J'ai passé la semaine en compagnie de ma mère afin de l'aider dans plusieurs tâches. Elle casse bientôt maison et viendra habiter près de ses enfants. C'est une sage décision, elle le sait, mais combien déchirante.
On doit maintenant faire le tri de ce qu'elle conserve. Elle en a fait beaucoup depuis un an, s'est donné le temps de penser à la manière de changer le cours de sa vie. Ses enfants sont présents pour l'accompagner dans cette transition importante.
L'atelier de mon père à la cave était dans un semi-fouillis. Bien que la grosse machinerie ait déjà été donnée à un neveu – banc de scie, scie à ruban –, maman ayant vendu aussi ici et là des outils, l'établi était resté quasiment dans l'état où papa l'avait laissé. Quelques antiquités encore présentes iront à un beau-frère : une enclume et un étau datant d'avant papa.
Cet endroit, bien qu'exigu, avait été plus ordonné. Habile de ses mains, papa a toujours bâti, peinturé, rafistolé. Avant de monter jusqu'à devenir directeur de trois usines, il avait été ouvrier du meuble. Encore tout jeune, je l'accompagnais au sous-sol de notre maison de Victoriaville. Il y a fabriquait des meubles ou des cadres avec des motifs en bois. Je lui aurais dit, un jour, que tous ses outils seraient à moi quand il serait mort. Il m'aurait répondu: "Laisse-moi vivre, mais je te les donne, certain". Papa n'a pas cessé de me rappeler cet épisode tout au long de sa vie.
J'ai moi-même remodelé mon appartement acheté il y a quinze ans. J'avais alors acheté ce dont il me fallait. Je n'ai donc pas eu besoin de ses outils qu'il utilisait encore de toute façon.
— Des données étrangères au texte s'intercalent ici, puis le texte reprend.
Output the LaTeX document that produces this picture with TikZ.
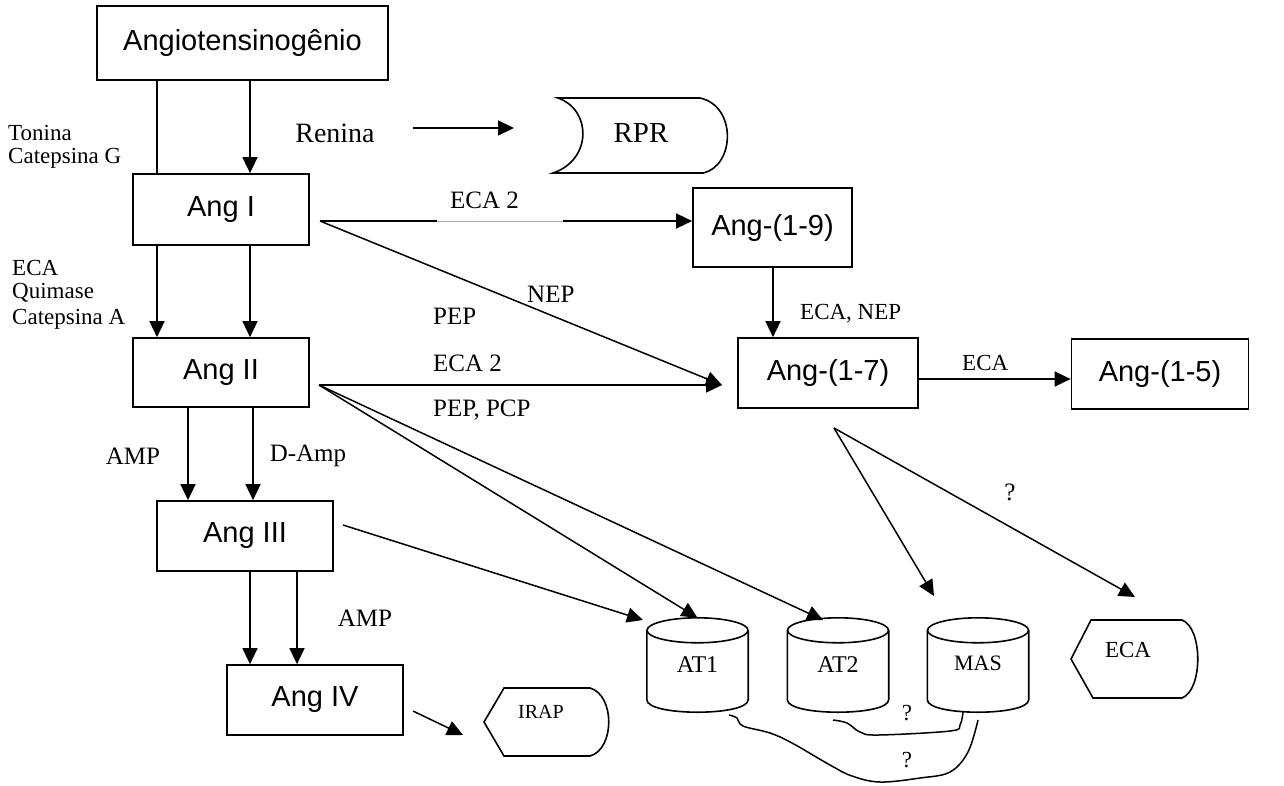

J'ai donc jeté beaucoup de ferrailles dans l'atelier, me demandant ce qu'il fallait faire de tout ce qui y était rangé et qui pouvait encore servir. Tous ces tournevis (mon Dieu, pourquoi en avoir autant?), toutes ces égoïnes (dont deux datant de mon enfance), ces serre-joints, ces nombreux marteaux et des vis pour en regarnir une quincaillerie, et des bouts de papier à sabler qui auraient dû finir depuis longtemps à la poubelle!
Maman laissera vraisemblablement beaucoup de choses pour l'usage du prochain propriétaire de la maison. Bien que je fusse tenté de récupérer la vieille égoïne que j'utilisais durant mon enfance, je me suis dit que j'en avais déjà une. Évidemment, celle suspendue dans l'atelier est celle que mon père a utilisée toute sa vie. Elle semble encore bonne, à moins que je me fasse des idées. Déjà qu'une autre scie trône à ses côtés, quasi identique et peut-être plus vieille.
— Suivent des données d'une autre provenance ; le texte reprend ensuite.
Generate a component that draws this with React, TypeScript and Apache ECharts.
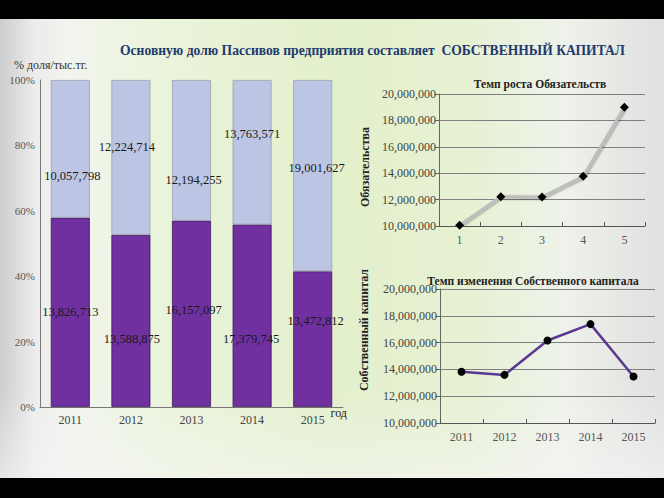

Sinon, que ferais-je de ce vieux coffre, pas du tout pratique, mais dont l'usure possède sa beauté, presque sa fierté? Et ce joli seau arborant délicatement sa bordure dentelée, ça date de quand?
En faisant ainsi le ménage, en rassemblant les pots de peinture que je savais, sans même les ouvrir, trop vieux pour qu'on puisse en faire quelque chose, je me suis silencieusement rappelé les mains de mon père posées sur tous ces objets.
Quand on casse maison, on ne brise pas pour autant ses souvenirs. Ceux-ci sont trop souples, se plient en même temps que l'on avance en âge. Le deuil est fait de multiples adieux murmurés au fur et à mesure que l'on gravit l'échelle des heures.
Lorsque viendra le jour du déménagement, je subtiliserai sans doute quelques objets de cet atelier. Ils ne serviront à rien, mais ils seront près de moi, tout comme l'est l'héritage de ce bel homme que fut mon père.